What this means is that it’s a possibility that less traffic will be coming in through mobile searches. Earlier this year, Google also began testing placing ads within the Google Assistant platform, which could mean another channel through which marketers can now source their ads. (as well as yet another revenue channel for Google).

Does this mean that even organic search is going the way of paid advertising? It’s a possibility for mobile devices, as voice assistants like Amazon’s Alexa and Google Assistant continue to grow more advanced each day.

Adobe recently conducted a survey that concluded that 48% of consumers are currently using voice for “general web searches”. These, of course, don’t cover more in-depth content and research related to searches.

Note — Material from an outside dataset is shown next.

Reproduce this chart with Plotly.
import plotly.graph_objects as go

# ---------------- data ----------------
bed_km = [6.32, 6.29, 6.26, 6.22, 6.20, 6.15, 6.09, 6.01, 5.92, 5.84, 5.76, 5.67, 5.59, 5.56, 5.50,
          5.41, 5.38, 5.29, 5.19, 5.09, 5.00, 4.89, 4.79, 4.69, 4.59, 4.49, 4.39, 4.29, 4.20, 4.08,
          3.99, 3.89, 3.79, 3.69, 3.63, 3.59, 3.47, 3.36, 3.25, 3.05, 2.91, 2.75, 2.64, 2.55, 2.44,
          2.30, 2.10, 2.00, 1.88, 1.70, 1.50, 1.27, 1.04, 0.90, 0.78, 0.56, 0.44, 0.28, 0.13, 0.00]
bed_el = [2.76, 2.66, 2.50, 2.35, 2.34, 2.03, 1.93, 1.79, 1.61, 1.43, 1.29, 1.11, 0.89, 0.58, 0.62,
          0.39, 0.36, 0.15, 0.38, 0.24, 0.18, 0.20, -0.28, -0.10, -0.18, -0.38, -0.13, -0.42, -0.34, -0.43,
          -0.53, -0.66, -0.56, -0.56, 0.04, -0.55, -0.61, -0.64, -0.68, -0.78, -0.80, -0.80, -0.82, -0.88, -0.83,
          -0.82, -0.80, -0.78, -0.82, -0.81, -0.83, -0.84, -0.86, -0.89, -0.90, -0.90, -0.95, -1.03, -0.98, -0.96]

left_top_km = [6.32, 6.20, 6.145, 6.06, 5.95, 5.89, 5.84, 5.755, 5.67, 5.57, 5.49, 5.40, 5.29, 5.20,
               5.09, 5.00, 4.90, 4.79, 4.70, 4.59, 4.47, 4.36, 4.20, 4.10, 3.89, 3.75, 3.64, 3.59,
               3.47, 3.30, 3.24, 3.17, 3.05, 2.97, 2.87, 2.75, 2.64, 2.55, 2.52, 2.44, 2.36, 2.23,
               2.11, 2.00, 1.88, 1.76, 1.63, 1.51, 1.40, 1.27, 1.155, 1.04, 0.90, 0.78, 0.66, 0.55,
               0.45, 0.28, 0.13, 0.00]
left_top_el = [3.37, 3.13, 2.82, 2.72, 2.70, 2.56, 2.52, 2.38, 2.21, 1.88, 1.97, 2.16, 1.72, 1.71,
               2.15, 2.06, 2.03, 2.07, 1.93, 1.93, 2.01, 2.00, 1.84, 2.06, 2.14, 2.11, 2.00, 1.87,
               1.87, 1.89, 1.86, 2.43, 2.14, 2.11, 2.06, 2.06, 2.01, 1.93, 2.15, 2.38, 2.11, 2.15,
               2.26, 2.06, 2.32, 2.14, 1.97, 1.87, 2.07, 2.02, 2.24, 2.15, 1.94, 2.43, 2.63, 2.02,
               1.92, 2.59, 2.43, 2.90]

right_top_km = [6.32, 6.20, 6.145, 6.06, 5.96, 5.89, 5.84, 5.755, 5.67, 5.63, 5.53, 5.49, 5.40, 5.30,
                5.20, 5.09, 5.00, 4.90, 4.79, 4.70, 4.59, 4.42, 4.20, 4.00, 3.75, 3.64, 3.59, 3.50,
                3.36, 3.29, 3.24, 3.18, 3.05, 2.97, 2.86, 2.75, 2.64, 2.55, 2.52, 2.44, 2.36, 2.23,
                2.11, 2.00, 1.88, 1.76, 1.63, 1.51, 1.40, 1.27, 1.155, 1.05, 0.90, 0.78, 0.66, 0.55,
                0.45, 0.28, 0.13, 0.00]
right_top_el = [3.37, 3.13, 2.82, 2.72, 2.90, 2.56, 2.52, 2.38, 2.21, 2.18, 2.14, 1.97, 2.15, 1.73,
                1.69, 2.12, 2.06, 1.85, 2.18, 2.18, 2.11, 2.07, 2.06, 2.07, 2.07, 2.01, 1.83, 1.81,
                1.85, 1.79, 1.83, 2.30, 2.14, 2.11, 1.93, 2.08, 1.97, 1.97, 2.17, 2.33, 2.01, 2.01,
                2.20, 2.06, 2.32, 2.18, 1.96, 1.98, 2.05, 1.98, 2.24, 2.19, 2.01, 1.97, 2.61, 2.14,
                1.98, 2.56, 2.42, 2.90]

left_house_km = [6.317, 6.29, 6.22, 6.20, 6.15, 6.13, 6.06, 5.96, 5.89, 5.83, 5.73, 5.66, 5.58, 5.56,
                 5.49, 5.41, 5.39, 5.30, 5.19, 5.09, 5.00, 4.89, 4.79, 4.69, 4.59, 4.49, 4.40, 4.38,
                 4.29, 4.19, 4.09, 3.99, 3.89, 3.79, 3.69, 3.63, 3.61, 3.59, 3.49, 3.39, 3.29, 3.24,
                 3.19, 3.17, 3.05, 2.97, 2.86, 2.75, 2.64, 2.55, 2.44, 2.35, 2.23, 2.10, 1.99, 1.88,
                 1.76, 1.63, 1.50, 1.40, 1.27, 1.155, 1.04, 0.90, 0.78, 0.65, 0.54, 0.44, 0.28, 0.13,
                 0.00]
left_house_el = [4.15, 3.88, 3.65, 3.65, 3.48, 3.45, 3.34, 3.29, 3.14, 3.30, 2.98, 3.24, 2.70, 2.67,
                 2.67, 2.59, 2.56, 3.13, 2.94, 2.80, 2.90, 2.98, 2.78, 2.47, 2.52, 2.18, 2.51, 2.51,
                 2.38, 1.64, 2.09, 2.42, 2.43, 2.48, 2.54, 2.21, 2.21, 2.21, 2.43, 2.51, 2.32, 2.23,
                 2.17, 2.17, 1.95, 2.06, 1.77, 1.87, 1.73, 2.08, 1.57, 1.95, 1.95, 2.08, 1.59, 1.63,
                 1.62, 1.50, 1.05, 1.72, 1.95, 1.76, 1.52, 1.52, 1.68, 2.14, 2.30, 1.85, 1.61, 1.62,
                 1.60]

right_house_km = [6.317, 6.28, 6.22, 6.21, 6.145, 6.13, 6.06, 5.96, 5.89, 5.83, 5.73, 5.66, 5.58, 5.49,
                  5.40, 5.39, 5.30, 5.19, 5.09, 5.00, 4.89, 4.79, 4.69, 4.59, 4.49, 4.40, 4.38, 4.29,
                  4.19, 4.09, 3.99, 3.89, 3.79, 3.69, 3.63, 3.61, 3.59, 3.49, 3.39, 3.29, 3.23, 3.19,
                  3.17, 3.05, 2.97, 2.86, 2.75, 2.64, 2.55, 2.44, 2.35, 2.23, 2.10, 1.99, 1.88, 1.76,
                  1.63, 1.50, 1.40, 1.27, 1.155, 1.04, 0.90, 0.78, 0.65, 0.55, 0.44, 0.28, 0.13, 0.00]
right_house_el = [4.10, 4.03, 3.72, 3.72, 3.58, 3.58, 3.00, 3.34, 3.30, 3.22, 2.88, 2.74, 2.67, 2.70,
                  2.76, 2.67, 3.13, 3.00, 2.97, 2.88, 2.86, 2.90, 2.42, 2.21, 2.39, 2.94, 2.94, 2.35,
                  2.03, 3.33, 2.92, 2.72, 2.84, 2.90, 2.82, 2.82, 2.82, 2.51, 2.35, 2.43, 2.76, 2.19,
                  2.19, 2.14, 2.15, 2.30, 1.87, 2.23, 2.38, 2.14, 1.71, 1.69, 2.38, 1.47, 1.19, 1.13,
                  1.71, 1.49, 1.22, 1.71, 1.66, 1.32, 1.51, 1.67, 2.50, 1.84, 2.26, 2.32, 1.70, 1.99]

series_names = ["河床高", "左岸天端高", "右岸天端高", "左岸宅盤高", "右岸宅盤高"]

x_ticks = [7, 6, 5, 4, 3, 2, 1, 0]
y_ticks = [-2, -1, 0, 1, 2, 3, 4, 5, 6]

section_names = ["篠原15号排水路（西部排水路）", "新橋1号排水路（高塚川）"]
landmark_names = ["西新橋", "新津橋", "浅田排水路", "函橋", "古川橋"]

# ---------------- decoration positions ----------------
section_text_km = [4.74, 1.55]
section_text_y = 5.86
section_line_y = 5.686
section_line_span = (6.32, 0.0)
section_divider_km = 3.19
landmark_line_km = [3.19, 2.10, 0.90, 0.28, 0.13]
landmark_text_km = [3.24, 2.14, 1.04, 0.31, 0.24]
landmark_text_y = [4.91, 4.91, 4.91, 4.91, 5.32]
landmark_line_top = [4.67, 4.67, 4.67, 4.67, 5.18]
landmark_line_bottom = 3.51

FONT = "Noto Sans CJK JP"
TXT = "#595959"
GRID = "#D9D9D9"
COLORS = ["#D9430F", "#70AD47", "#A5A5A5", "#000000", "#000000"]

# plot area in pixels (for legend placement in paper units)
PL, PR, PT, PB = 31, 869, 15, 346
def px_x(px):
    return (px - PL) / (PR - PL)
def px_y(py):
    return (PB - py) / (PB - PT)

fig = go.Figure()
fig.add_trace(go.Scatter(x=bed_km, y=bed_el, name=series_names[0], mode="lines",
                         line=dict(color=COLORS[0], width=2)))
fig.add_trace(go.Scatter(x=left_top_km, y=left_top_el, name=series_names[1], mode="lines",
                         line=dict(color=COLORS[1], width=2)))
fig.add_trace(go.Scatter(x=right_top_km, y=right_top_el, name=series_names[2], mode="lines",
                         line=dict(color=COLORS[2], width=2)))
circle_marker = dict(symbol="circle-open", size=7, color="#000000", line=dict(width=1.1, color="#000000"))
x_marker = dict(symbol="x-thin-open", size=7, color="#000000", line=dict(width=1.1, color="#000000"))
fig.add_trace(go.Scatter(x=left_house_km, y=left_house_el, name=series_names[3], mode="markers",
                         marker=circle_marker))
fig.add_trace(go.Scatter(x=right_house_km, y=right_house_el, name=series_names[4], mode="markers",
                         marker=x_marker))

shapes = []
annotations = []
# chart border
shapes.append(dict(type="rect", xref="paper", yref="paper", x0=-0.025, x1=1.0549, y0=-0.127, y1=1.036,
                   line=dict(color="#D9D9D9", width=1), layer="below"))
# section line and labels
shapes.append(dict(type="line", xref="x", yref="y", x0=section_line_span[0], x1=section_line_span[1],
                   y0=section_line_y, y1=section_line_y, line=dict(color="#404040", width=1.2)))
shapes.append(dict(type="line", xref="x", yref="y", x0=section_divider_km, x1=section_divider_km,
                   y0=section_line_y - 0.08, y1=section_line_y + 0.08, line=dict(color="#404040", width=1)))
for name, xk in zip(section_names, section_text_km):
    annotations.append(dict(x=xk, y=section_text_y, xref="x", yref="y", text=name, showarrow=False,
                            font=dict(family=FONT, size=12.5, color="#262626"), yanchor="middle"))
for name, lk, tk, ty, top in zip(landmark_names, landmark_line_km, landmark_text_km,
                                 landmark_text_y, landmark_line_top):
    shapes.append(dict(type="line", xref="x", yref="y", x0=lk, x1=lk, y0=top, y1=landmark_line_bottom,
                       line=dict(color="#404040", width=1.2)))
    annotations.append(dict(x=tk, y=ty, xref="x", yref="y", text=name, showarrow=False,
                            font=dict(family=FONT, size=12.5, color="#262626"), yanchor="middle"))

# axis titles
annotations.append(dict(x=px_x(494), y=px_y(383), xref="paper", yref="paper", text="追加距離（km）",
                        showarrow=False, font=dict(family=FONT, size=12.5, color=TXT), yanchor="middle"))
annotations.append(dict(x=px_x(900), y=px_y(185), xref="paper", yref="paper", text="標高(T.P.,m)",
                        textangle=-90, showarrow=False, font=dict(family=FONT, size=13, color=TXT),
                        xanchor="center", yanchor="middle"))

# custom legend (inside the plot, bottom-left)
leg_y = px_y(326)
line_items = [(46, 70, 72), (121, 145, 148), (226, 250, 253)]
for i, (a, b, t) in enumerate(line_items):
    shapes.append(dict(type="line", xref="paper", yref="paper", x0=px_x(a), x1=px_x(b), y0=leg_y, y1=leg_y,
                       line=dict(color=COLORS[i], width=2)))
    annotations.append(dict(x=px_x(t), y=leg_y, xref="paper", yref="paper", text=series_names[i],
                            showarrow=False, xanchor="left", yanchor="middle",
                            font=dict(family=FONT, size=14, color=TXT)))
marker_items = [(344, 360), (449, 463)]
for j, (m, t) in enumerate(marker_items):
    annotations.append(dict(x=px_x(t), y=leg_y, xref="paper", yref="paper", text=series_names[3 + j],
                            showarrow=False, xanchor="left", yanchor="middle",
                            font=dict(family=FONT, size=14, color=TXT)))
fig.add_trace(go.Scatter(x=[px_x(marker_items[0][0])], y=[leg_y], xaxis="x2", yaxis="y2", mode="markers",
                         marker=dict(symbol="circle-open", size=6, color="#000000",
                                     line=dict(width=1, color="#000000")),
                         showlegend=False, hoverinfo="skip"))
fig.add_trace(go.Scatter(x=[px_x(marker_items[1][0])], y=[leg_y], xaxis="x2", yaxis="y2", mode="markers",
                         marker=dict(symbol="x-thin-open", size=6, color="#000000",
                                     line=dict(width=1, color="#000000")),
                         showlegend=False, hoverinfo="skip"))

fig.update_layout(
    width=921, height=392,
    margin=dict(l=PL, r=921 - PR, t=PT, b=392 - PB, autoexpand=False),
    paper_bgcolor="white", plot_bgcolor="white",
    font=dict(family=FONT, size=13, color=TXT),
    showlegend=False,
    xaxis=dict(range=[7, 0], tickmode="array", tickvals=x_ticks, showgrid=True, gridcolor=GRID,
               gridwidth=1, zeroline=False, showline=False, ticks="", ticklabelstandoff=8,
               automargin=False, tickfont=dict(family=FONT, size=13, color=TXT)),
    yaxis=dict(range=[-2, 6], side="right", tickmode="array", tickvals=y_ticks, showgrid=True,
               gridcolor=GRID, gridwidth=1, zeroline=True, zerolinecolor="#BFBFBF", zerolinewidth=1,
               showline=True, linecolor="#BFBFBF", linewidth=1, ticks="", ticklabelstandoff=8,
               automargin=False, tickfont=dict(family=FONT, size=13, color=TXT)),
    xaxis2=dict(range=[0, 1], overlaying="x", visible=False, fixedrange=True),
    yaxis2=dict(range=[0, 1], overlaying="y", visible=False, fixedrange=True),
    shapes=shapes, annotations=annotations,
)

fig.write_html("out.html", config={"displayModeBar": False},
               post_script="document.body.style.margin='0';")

But if AI is going to be on the forefront of development, then we can expect the number of voice searches to rise in due time, especially as Google Assistant’s set of skills are improving to the point that you can now book a ride and buy movie tickets through Assistant.

So what do we do now?

Should you start thinking about how to optimise your content for voice search? Should you start putting out audio content that users can easily consume and digest? Well, that’s one possible response for this change in organic and paid search.

Author, speaker, and known marketing expert, Seth Godin, once commented that podcasting is the new blogging. In fact, according to some of the statistics collated by, “51% (144 million) of the US population has listened to a podcast – up from 44% in 2018 (Infinite Dial 19)”. In other words, audio content is gaining ground in informational content.

Google’s John Mueller gave some tips on how to optimise for voice search, detailing what kinds of content fit and didn’t fit voice search optimisation.

One thing he recommended was to start thinking in terms of audio and voice search itself. What does your content sound like when it’s read aloud? How is your content structured and organised? How are the words on the page structured?

In other words, try to start thinking in terms of voice snippets. Think in terms of Q&A’s, and give a direct answer to any questions that potential readers may ask, and make those Q&A snippets obvious in the way your content is structured.

Remember these two things:

1. Structure your content so that it’s easy for voice search to answer queries using the information that you’ve given. Turn your titles or headers into frequently asked questions, and provide the answer in the first paragraph. 

2. Make sure that your content sounds good and cohesive when reading aloud. Try to keep things sounding conversational as much as possible. 

AI Assistants are on the rise, and it might be a good idea to start optimising your content for their eventual takeover.